# GIVEN PROBLEM
Go through the material and write it all out exactly, minus the pictures.

— Begin —

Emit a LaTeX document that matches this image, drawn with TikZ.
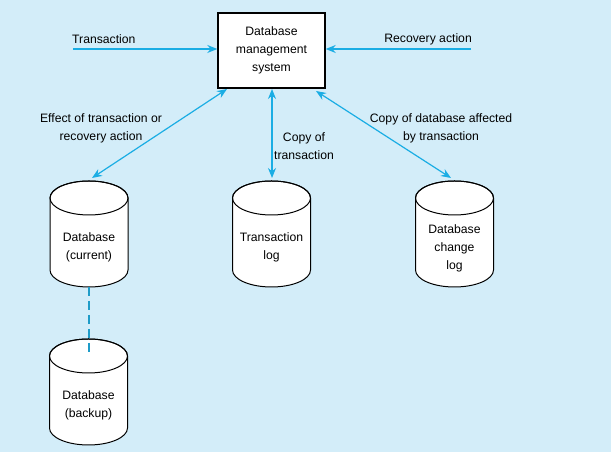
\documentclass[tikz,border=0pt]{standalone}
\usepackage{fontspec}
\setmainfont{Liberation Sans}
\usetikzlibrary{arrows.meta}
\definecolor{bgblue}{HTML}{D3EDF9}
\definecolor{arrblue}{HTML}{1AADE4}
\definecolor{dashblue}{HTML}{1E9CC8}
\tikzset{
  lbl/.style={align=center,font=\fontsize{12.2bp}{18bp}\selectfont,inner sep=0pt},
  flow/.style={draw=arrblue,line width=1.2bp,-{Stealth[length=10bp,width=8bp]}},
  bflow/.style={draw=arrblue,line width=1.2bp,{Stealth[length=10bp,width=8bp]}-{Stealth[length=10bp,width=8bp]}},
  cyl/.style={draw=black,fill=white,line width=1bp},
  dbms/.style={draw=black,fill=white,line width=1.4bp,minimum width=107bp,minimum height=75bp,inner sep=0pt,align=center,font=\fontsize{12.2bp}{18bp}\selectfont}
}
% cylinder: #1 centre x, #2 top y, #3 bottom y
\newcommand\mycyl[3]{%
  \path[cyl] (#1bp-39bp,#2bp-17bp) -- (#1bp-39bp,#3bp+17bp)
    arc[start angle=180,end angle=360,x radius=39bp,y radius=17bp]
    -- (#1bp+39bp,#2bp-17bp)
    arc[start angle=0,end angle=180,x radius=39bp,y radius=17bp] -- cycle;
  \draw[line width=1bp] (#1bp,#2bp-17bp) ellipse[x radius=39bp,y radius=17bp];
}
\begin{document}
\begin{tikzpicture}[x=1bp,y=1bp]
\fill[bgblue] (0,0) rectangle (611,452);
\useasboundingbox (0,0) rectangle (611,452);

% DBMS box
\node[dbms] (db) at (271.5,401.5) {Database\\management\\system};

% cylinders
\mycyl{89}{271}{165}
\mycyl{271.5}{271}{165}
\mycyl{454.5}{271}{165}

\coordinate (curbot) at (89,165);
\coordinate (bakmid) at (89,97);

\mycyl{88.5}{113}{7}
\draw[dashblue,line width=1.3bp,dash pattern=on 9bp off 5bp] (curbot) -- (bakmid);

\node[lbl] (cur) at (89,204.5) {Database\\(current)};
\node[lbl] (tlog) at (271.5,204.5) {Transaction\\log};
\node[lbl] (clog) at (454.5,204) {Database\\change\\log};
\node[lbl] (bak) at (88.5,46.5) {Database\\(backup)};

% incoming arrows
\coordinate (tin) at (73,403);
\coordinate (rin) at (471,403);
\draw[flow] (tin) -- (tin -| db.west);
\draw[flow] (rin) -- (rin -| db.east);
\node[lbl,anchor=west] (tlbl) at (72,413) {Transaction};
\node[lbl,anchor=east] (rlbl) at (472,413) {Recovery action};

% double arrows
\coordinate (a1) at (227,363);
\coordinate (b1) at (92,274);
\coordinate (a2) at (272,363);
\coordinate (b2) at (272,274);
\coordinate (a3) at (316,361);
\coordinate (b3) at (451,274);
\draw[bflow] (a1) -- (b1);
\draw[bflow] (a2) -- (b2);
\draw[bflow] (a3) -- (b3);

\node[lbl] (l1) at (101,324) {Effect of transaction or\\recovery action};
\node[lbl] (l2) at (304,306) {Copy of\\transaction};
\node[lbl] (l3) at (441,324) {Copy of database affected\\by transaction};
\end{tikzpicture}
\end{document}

— End —

# IN RESPONSE
Emit a LaTeX document that matches this image, drawn with TikZ.
\documentclass[tikz,border=0pt]{standalone}
\usepackage{fontspec}
\setmainfont{Liberation Sans}
\usetikzlibrary{arrows.meta}
\definecolor{bgblue}{HTML}{D3EDF9}
\definecolor{arrblue}{HTML}{1AADE4}
\definecolor{dashblue}{HTML}{1E9CC8}
\tikzset{
  lbl/.style={align=center,font=\fontsize{12.2bp}{18bp}\selectfont,inner sep=0pt},
  flow/.style={draw=arrblue,line width=1.2bp,-{Stealth[length=10bp,width=8bp]}},
  bflow/.style={draw=arrblue,line width=1.2bp,{Stealth[length=10bp,width=8bp]}-{Stealth[length=10bp,width=8bp]}},
  cyl/.style={draw=black,fill=white,line width=1bp},
  dbms/.style={draw=black,fill=white,line width=1.4bp,minimum width=107bp,minimum height=75bp,inner sep=0pt,align=center,font=\fontsize{12.2bp}{18bp}\selectfont}
}
% cylinder: #1 centre x, #2 top y, #3 bottom y
\newcommand\mycyl[3]{%
  \path[cyl] (#1bp-39bp,#2bp-17bp) -- (#1bp-39bp,#3bp+17bp)
    arc[start angle=180,end angle=360,x radius=39bp,y radius=17bp]
    -- (#1bp+39bp,#2bp-17bp)
    arc[start angle=0,end angle=180,x radius=39bp,y radius=17bp] -- cycle;
  \draw[line width=1bp] (#1bp,#2bp-17bp) ellipse[x radius=39bp,y radius=17bp];
}
\begin{document}
\begin{tikzpicture}[x=1bp,y=1bp]
\fill[bgblue] (0,0) rectangle (611,452);
\useasboundingbox (0,0) rectangle (611,452);

% DBMS box
\node[dbms] (db) at (271.5,401.5) {Database\\management\\system};

% cylinders
\mycyl{89}{271}{165}
\mycyl{271.5}{271}{165}
\mycyl{454.5}{271}{165}

\coordinate (curbot) at (89,165);
\coordinate (bakmid) at (89,97);

\mycyl{88.5}{113}{7}
\draw[dashblue,line width=1.3bp,dash pattern=on 9bp off 5bp] (curbot) -- (bakmid);

\node[lbl] (cur) at (89,204.5) {Database\\(current)};
\node[lbl] (tlog) at (271.5,204.5) {Transaction\\log};
\node[lbl] (clog) at (454.5,204) {Database\\change\\log};
\node[lbl] (bak) at (88.5,46.5) {Database\\(backup)};

% incoming arrows
\coordinate (tin) at (73,403);
\coordinate (rin) at (471,403);
\draw[flow] (tin) -- (tin -| db.west);
\draw[flow] (rin) -- (rin -| db.east);
\node[lbl,anchor=west] (tlbl) at (72,413) {Transaction};
\node[lbl,anchor=east] (rlbl) at (472,413) {Recovery action};

% double arrows
\coordinate (a1) at (227,363);
\coordinate (b1) at (92,274);
\coordinate (a2) at (272,363);
\coordinate (b2) at (272,274);
\coordinate (a3) at (316,361);
\coordinate (b3) at (451,274);
\draw[bflow] (a1) -- (b1);
\draw[bflow] (a2) -- (b2);
\draw[bflow] (a3) -- (b3);

\node[lbl] (l1) at (101,324) {Effect of transaction or\\recovery action};
\node[lbl] (l2) at (304,306) {Copy of\\transaction};
\node[lbl] (l3) at (441,324) {Copy of database affected\\by transaction};
\end{tikzpicture}
\end{document}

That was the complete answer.